= Mohamed B. Daramy =

Sierra Leonean politician

Alhaji Mohamed B. Daramy (born 1955 in Panguma, Lower Bambara Chiefdom, Kenema District, British Sierra Leone) is a Sierra Leonean politician. He has worked in industry, the private sector and in government, and been Minister of Labour, Minister of Trade, Minister of Transportation, Minister of Finance and recently Minister of Development and Economic Planning.

==Early life and education==
Daramy was born to Alhaji Kemoh Daramy and Hadja Nmama Turay Daramy at Panguma, Lower Bambara Chiefdom, Kenema District within the Eastern Province of British Sierra Leone. Both of his parents came from the Mandingo ethnic group.

He completed his primary education at the Kailahun Primary School in Kailahun and then attended the Bo Government Secondary School in Bo where he attained O and A levels.

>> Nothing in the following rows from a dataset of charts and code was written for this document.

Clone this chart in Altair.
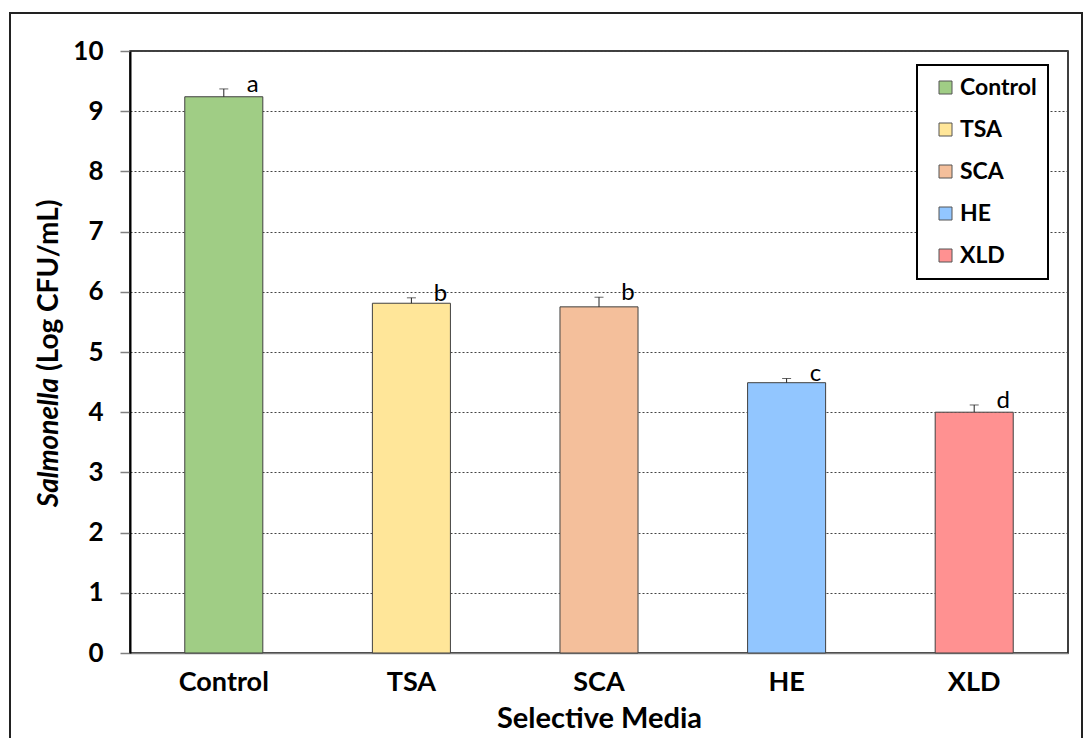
import altair as alt
import pandas as pd

# Salmonella recovery on selective media (mean log CFU/mL with standard error)
media = ["Control", "TSA", "SCA", "HE", "XLD"]
mean_log = [9.24, 5.81, 5.75, 4.49, 4.00]
std_err = [0.13, 0.09, 0.16, 0.07, 0.12]
groups = ["a", "b", "b", "c", "d"]
fills = ["#A0CD85", "#FFE699", "#F4BF9B", "#92C6FF", "#FF9191"]

df = pd.DataFrame({"media": media, "mean": mean_log, "se": std_err, "group": groups})
df["upper"] = df["mean"] + df["se"]

FONT = "Lato"
W, H = 938, 602

x_axis = alt.Axis(
    title="Selective Media", labelAngle=0, ticks=False,
    labelFont=FONT, labelFontSize=27, labelFontWeight="bold", labelColor="black",
    labelPadding=16, titleFont=FONT, titleFontSize=29, titleFontWeight="bold",
    titleColor="black", titlePadding=9, domainColor="#808080", domainWidth=1.5,
)
x_enc = alt.X("media:N", sort=media,
              scale=alt.Scale(paddingInner=0.584, paddingOuter=0.292),
              axis=x_axis)
x_plain = alt.X("media:N", sort=media)

y_axis = alt.Axis(
    title=None, values=list(range(11)), format="d", grid=True, gridColor="#444444",
    gridDash=[2, 2], gridWidth=1, tickColor="#808080", tickSize=10, tickWidth=1.5,
    domainColor="black", domainWidth=2, labelFont=FONT, labelFontSize=26,
    labelFontWeight="bold", labelColor="black", labelPadding=17,
)

bars = alt.Chart(df).mark_bar(stroke="#404040", strokeWidth=1).encode(
    x=x_enc,
    y=alt.Y("mean:Q", scale=alt.Scale(domain=[0, 10], nice=False), axis=y_axis),
    color=alt.Color(
        "media:N", sort=media,
        scale=alt.Scale(domain=media, range=fills),
        legend=alt.Legend(
            orient="none", legendX=787, legendY=14, title=None,
            symbolType="square", symbolSize=169, symbolStrokeColor="#555555",
            symbolStrokeWidth=1, symbolOpacity=1, symbolOffset=6,
            labelFont=FONT, labelFontSize=23,
            labelFontWeight="bold", labelColor="black", labelOffset=3,
            rowPadding=18, padding=11, strokeColor="black", fillColor="white",
        ),
    ),
)

err_line = alt.Chart(df).mark_rule(color="#222222", strokeWidth=1).encode(
    x=x_plain, y="mean:Q", y2="upper:Q"
)
err_cap = alt.Chart(df).mark_tick(
    orient="horizontal", size=9, thickness=1, color="#222222"
).encode(x=x_plain, y="upper:Q")

letters = alt.Chart(df).mark_text(
    dx=29, dy=3, baseline="alphabetic", align="center",
    font=FONT, fontSize=24, color="black",
).encode(x=x_plain, y="upper:Q", text="group:N")

# Y title: italic genus name followed by the unit
y_title_a = alt.Chart(pd.DataFrame({"t": ["Salmonella"]})).mark_text(
    angle=270, align="right", baseline="middle", font=FONT, fontSize=28,
    fontWeight="bold", fontStyle="italic", color="black",
).encode(text="t:N", x=alt.value(-80), y=alt.value(327))
y_title_b = alt.Chart(pd.DataFrame({"t": ["(Log CFU/mL)"]})).mark_text(
    angle=270, align="left", baseline="middle", font=FONT, fontSize=28,
    fontWeight="bold", color="black",
).encode(text="t:N", x=alt.value(-80), y=alt.value(320))

# Outer border around the whole figure
frame = alt.Chart(pd.DataFrame({"k": [0]})).mark_rect(
    fillOpacity=0, stroke="#222222", strokeWidth=2
).encode(x=alt.value(-120), x2=alt.value(952), y=alt.value(-38), y2=alt.value(760))

chart = alt.layer(
    bars, err_line, err_cap, letters, y_title_a, y_title_b, frame
).properties(
    width=W, height=H,
    padding={"left": 130, "top": 51, "right": 17, "bottom": 85},
    autosize=alt.AutoSizeParams(type="none"),
    background="white",
).configure_view(
    stroke="black", strokeWidth=1.5
).configure_legend(
    strokeWidth=2
)

chart.save("out.html", embed_options={"renderer": "svg", "actions": False})
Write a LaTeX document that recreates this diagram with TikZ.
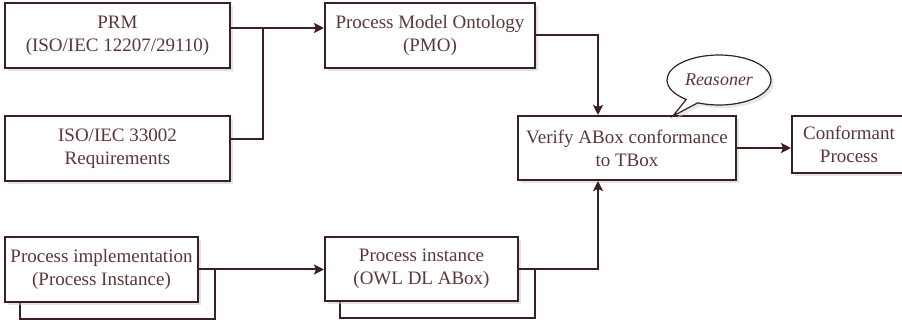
\documentclass[tikz,border=0pt]{standalone}
\usepackage{fontspec}
\setmainfont{Liberation Serif}
\usepackage{xcolor}
\usetikzlibrary{arrows.meta,shapes.callouts,shadows,backgrounds}

\definecolor{edgebrown}{HTML}{3B2020}
\definecolor{textbrown}{HTML}{5A3838}

\begin{document}
\begin{tikzpicture}[
  x=0.5pt, y=-0.5pt,
  font=\fontsize{9.5}{11.5}\selectfont,
  box/.style={draw=edgebrown, line width=1pt, fill=white, text=textbrown, align=center,
    inner sep=0pt, drop shadow={shadow xshift=1.5pt, shadow yshift=-1.5pt, fill=black!22}},
  backbox/.style={draw=edgebrown, line width=1pt, fill=white},
  line/.style={draw=edgebrown, line width=1pt},
  arrow/.style={line, -{Stealth[length=5pt, width=5pt, inset=1pt]}}
]
\useasboundingbox (0,0) rectangle (902,320);

% ontology side
\node[box, minimum width=112.5pt, minimum height=32.5pt] (prm) at (117.5,35.5) {PRM\\(ISO/IEC 12207/29110)};
\node[box, minimum width=112.5pt, minimum height=32.5pt] (req) at (117.5,148.5) {ISO/IEC 33002\\Requirements};
\node[box, minimum width=105pt, minimum height=32.5pt] (pmo) at (430,35.5) {Process Model Ontology\\(PMO)};

% instance side
\node[box, minimum width=96.5pt, minimum height=32.5pt] (impl) at (101.5,269.5) {Process implementation\\(Process Instance)};
\node[box, minimum width=96.5pt, minimum height=32pt] (inst) at (421.5,269) {Process instance\\(OWL DL ABox)};

% check and result
\node[box, minimum width=109pt, minimum height=32pt] (verify) at (627,148) {Verify ABox conformance\\to TBox};
\node[box, minimum width=57pt, minimum height=28.5pt] (conf) at (849,144.5) {Conformant\\Process};

\node[ellipse callout, draw=edgebrown, line width=0.6pt, fill=white, text=textbrown,
  minimum width=52pt, minimum height=25pt, inner sep=0pt,
  callout absolute pointer={(673,116)},
  drop shadow={shadow xshift=1.5pt, shadow yshift=-1.5pt, fill=black!18},
  font=\fontsize{9}{10}\selectfont\itshape] (reasoner) at (719,80) {Reasoner};

% stacked copies behind the instance boxes
\begin{scope}[on background layer]
\draw[backbox] ([xshift=8pt]impl.west) rectangle ([xshift=8pt,yshift=-8pt]impl.south east);
\draw[backbox] ([xshift=8pt]inst.west) rectangle ([xshift=8pt,yshift=-8pt]inst.south east);
\end{scope}

\draw[line] ([yshift=3.75pt]prm.east) -- ++(32,0) coordinate (join);
\draw[line] ([yshift=4.75pt]req.east) -| (join);
\draw[arrow] (join) -- (join -| pmo.west);
\draw[arrow] (pmo.east) -| ([xshift=-14.5pt]verify.north);
\draw[arrow] (verify.east) -- (verify.east -| conf.west);
\draw[arrow] (impl.east) -- (impl.east -| inst.west);
\draw[arrow] (inst.east) -| ([xshift=-14.5pt]verify.south);

\end{tikzpicture}
\end{document}
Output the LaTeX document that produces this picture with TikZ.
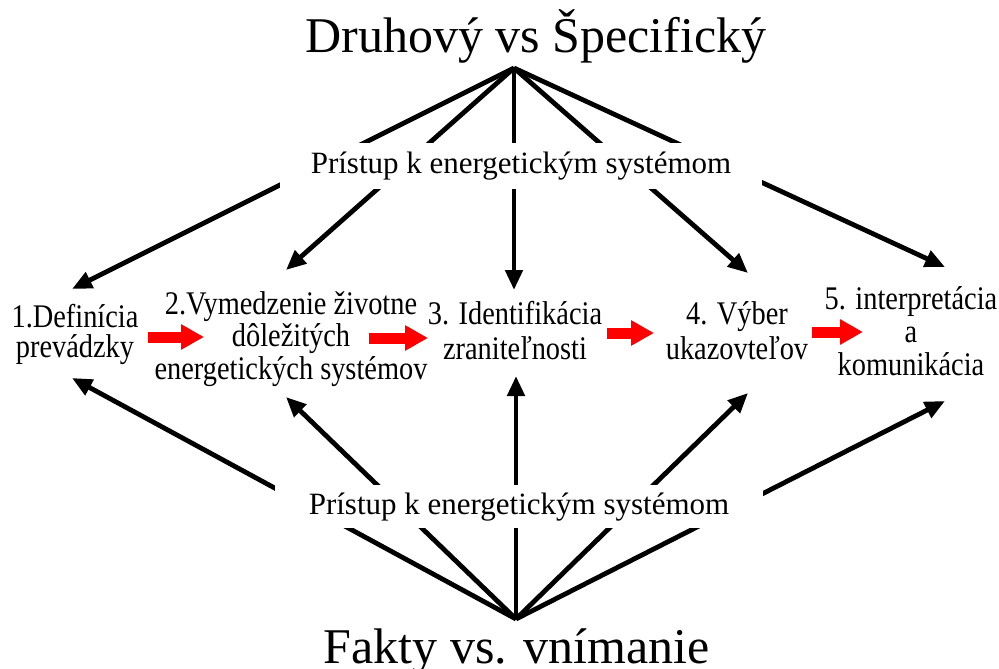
\documentclass[tikz,border=0pt]{standalone}
\usepackage{fontspec}
\setmainfont{Liberation Serif}
\newfontfamily\narrowserif[FakeStretch=0.86]{Liberation Serif}
\usetikzlibrary{arrows.meta}
% keep a fixed distance between the baselines of multi-line labels
\lineskiplimit=-100pt

\begin{document}
\begin{tikzpicture}[x=1pt,y=-1pt,
  conn/.style={line width=4.8pt, -{Triangle[length=20pt,width=17pt]}},
  flow/.style={draw=red, line width=11pt, -{Triangle[length=23pt,width=24pt]}},
  heading/.style={font=\fontsize{50}{60}\selectfont, inner sep=0pt, anchor=base},
  layer/.style={fill=white, inner sep=0pt, font=\fontsize{31}{37}\selectfont,
    text height=22pt, text depth=7pt, minimum height=46pt},
  stage/.style={inner sep=0pt, anchor=north, align=center,
    font=\narrowserif\fontsize{33}{#1}\selectfont,
    execute at begin node={\rule{0pt}{30pt}}},
  stage/.default=33,
]
\fill[white] (0,0) rectangle (999,669);
\useasboundingbox (0,0) rectangle (999,669);

% headings
\node[heading] (top) at (536,53) {Druhový vs Špecifický};
\node[heading] (bottom) at (517,663) {Fakty vs. vnímanie};

% the five steps
\node[stage=30]   (n1) at (75,304)  {1.Definícia\\prevádzky};
\node[stage=32.5] (n2) at (291,291) {2.Vymedzenie životne\\dôležitých\\energetických systémov};
\node[stage=35]   (n3) at (515,301) {3. Identifikácia\\zraniteľnosti};
\node[stage=35]   (n4) at (737,301) {4. Výber\\ukazovteľov};
\node[stage=33]   (n5) at (911,286) {5. interpretácia\\a\\komunikácia};

% fan points and arrow tips
\coordinate (topapex) at (514,68);
\coordinate (botapex) at (516,619);
\coordinate (u1) at (72,289);
\coordinate (u2) at (286,270);
\coordinate (u3) at (514,290);
\coordinate (u4) at (748,273);
\coordinate (u5) at (945,267);
\coordinate (d1) at (72,378);
\coordinate (d2) at (286,397);
\coordinate (d3) at (516,376);
\coordinate (d4) at (748,393);
\coordinate (d5) at (945,401);

\foreach \t in {u1,u2,u3,u4,u5} \draw[conn] (topapex) -- (\t);
\foreach \t in {d1,d2,d3,d4,d5} \draw[conn] (botapex) -- (\t);

% labels sitting over the fans
\node[layer, minimum width=482pt] (p1) at (521,165.5) {Prístup k energetickým systémom};
\node[layer, minimum width=488pt, minimum height=43pt] (p2) at (519,506.5) {Prístup k energetickým systémom};

% red flow arrows between the steps
\draw[flow] (148,337) -- (204,337);
\draw[flow] (369,338) -- (428,338);
\draw[flow] (607,333) -- (654,333);
\draw[flow] (812,332) -- (863,332);
\end{tikzpicture}
\end{document}
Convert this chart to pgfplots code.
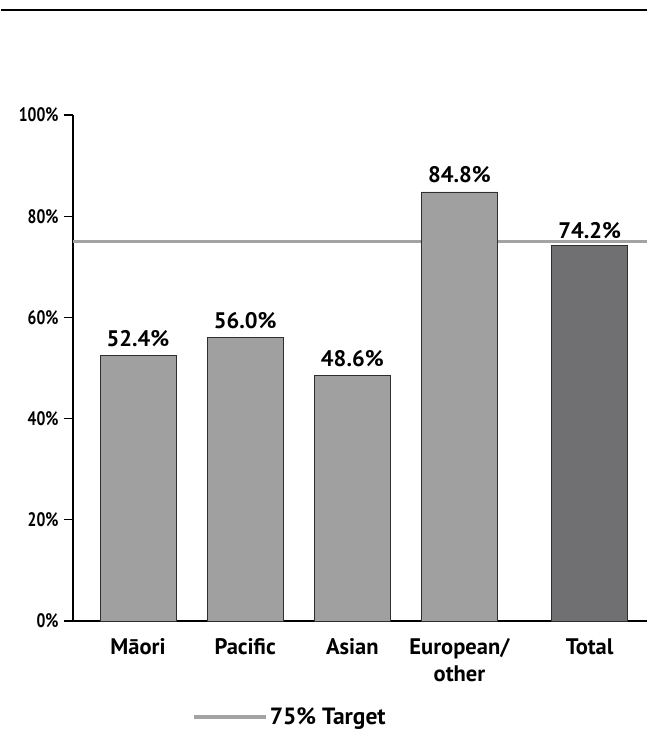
\documentclass[border=0pt]{standalone}
\usepackage{fontspec}
\setmainfont{PT Sans}
\newfontfamily\condfont{PT Sans}[FakeStretch=0.8]
\usepackage{pgfplots}
\pgfplotsset{compat=1.18}
\definecolor{barfill}{HTML}{A0A0A0}
\definecolor{totalfill}{HTML}{707072}
\definecolor{targetline}{HTML}{A3A3A3}
\definecolor{edge}{HTML}{2E2E2E}
\begin{document}
\begin{tikzpicture}[x=1pt,y=1pt]
\path (0,0) rectangle (646,733);
\draw[line width=2pt] (0,723) -- (646,723);
\begin{axis}[
  at={(72pt,112pt)}, anchor=south west,
  scale only axis, width=574pt, height=506pt,
  xmin=-0.607, xmax=4.75, ymin=0, ymax=100,
  axis x line*=bottom, axis y line*=left,
  axis line style={-, line width=1.2pt, black},
  xtick={0,1,2,3,4.215},
  xticklabels={Māori,Pacific,Asian,European/\\other,Total},
  xticklabel style={align=center, font=\fontsize{22.5}{27}\selectfont\bfseries, yshift=-5pt},
  x tick style={draw=none},
  ytick={0,20,40,60,80,100},
  yticklabel={\pgfmathprintnumber{\tick}\%},
  yticklabel style={font=\condfont\fontsize{19.5}{20}\selectfont\bfseries, xshift=-2pt},
  /pgf/number format/assume math mode=true,
  y tick style={line width=1.2pt, black},
  tick align=outside, major tick length=9pt,
  legend style={draw=none, fill=none, at={(axis description cs:0.378,-0.19)}, anchor=center,
    font=\fontsize{23.5}{24}\selectfont\bfseries, inner sep=0pt},
  legend image code/.code={\draw[targetline, line width=3.5pt] (0pt,0pt) -- (72pt,0pt);},
  clip=false,
]
% 75% target
\addplot[targetline, line width=3.5pt, sharp plot, no marks] coordinates {(-0.607,75) (4.75,75)};
\addlegendentry{75\% Target}
% ethnic groups
\addplot[ybar, bar width=76pt, bar shift=0pt, fill=barfill, draw=edge, line width=0.8pt,
  nodes near coords={\pgfmathprintnumber[fixed,fixed zerofill,precision=1]{\pgfplotspointmeta}\%},
  every node near coord/.append style={font=\fontsize{22.5}{23}\selectfont\bfseries, black, yshift=5pt},
  forget plot] coordinates {(0,52.4) (1,56.0) (2,48.6) (3,84.8)};
% total
\addplot[ybar, bar width=76pt, bar shift=0pt, fill=totalfill, draw=edge, line width=0.8pt,
  nodes near coords={\pgfmathprintnumber[fixed,fixed zerofill,precision=1]{\pgfplotspointmeta}\%},
  every node near coord/.append style={font=\fontsize{22.5}{23}\selectfont\bfseries, black, yshift=3pt},
  forget plot] coordinates {(4.215,74.2)};
\end{axis}
\end{tikzpicture}
\end{document}
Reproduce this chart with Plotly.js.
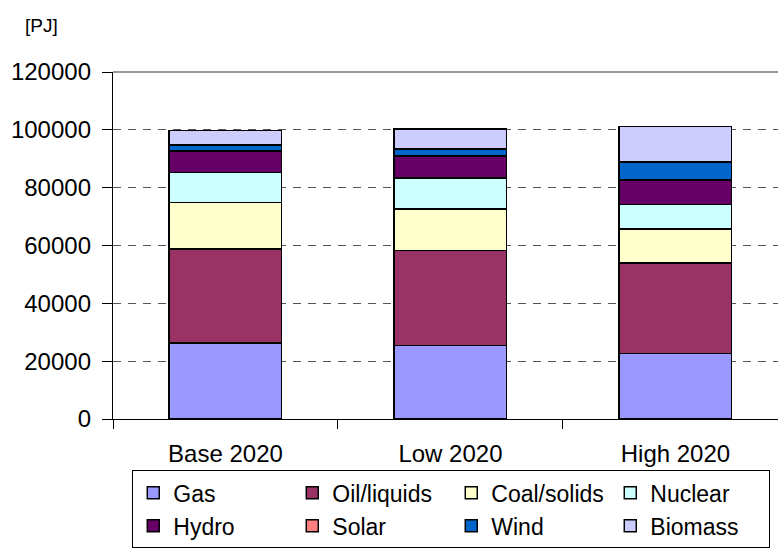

Daramy moved to the United States where he obtained a Bachelor's degree in Business Administration, a master's degree in Business Administration with a Finance major. He is also a certified public accountant (CPA) and a certified internal auditor (CIA).

He is a former soccer star who earned All-American status while at Elizabethtown College in Pennsylvania. He was drafted to play professional football but he turn down the offer to concentrate on school.